Aucune mention de Mary-Ann dans le Journal de Ferdinand Verret. Ferdinand Verret a tenu son Journal de l’adolescence jusqu’à sa mort, en 1945. Quatre mille pages de textes conservés aux Archives nationales du Québec (voir chapitre 74 Un legs formidable). Il y a décrit avec force détails la vie du village de Charlesbourg mais également celle des membres de la famille Bédard. Il avait épousé Lucie, la sœur de Joseph-Arthur, mari de Lizzie. Et il était très attaché à Lizzie. Or on ne trouve nulle mention de Mary-Ann dans son Journal. Pourquoi? Parce que ses carnets pour les années 1889 à 1912 ont été égarés. Nous ne saurons jamais ce qu’il avait écrit sur la mère de Lizzie et quels étaient ses relations avec elle. Dommage… lui seul aurait pu éclairer notre lanterne…

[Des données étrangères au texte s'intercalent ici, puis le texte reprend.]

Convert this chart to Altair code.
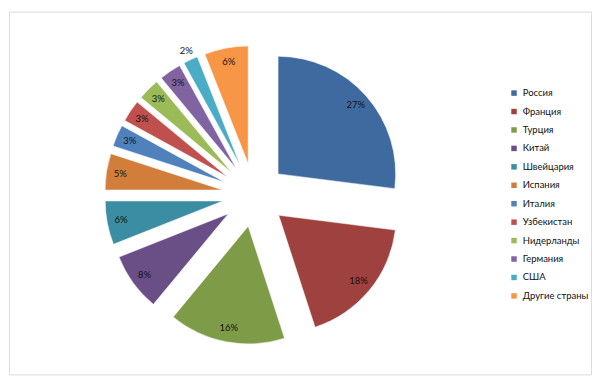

Ultime souhait. Je me laisse aller à imaginer qu’avec les années Mary-Ann aura pris ses aises, si on peut dire, dans ce village de Charlesbourg dont tous les habitants se connaissaient et où les Bédard résidaient depuis des générations. Qu’elle aura croisé Alphonse, Cléophas, Éphraïm, François-Joseph, Mélanie, Lucie, Elzéar, les frères et sœurs de son gendre, Joseph-Arthur. Et même Georges Milo, le musicien (voir chapitre 83 Georges Milo, de la Bretagne à Charlesbourg)! Je n’imagine pas que le fait que la belle-mère d’Arthur ait passé son enfance aux États-Unis ait pu déranger les parents par alliance de sa fille, dont au moins deux, notamment Alphonse, avaient vécu de l’autre côté de la frontière. Mais sait-on jamais…
J’aime à imaginer que, contrairement à David Gosselin, les villageois auront été charmés par son accent, par sa gentillesse, teintée de cette amertume que l’on devine parfois dans le regard des gens qui ont beaucoup vécu et beaucoup souffert. Que Mary-Ann aura marché à travers le village pour se rendre chez sa fille, mais sans ostentation, consciente sûrement du caractère inhabituel de son statut. Qu’elle aura passé des dimanches chez Joseph-Arthur et Mathilde à chérir ses petits-enfants. Qu’elle aura gravi les marches de la longue véranda de la maison ancestrale à plusieurs reprises. Qu’elle aura aimé s’installer sur les berceuses, à l’intérieur ou à l’extérieur, selon les saisons, pour repriser, tricoter, crocheter, ou broder.
Ultime amertume. Mon cœur saigne pour la petite orpheline de Natchez, devenue cette vieille femme démunie. Repensait-elle avec nostalgie à la splendeur du fleuve Mississippi, qui coulait aux pieds du Natchez où elle avait grandi? À la gentillesse endormie de ses habitants, esclaves ou libres, qui semblaient prendre les événements avec un détachement tout en rondeur? À la noblesse des arbres majestueux qui ornaient la petite ville du Mississippi? Trouva-t-elle une ressemblance entre ces véritables cathédrales végétales et cet arbre imposant qui ornait la partie ouest de la terre de Joseph-Arthur, qu’elle put certainement admirer, et qui a meublé mon enfance? S’ennuyait-elle de l’accent traînant des gens du Sud? Avait-elle, elle-même, cet accent?
Le plus difficile, c’est de ne pas savoir.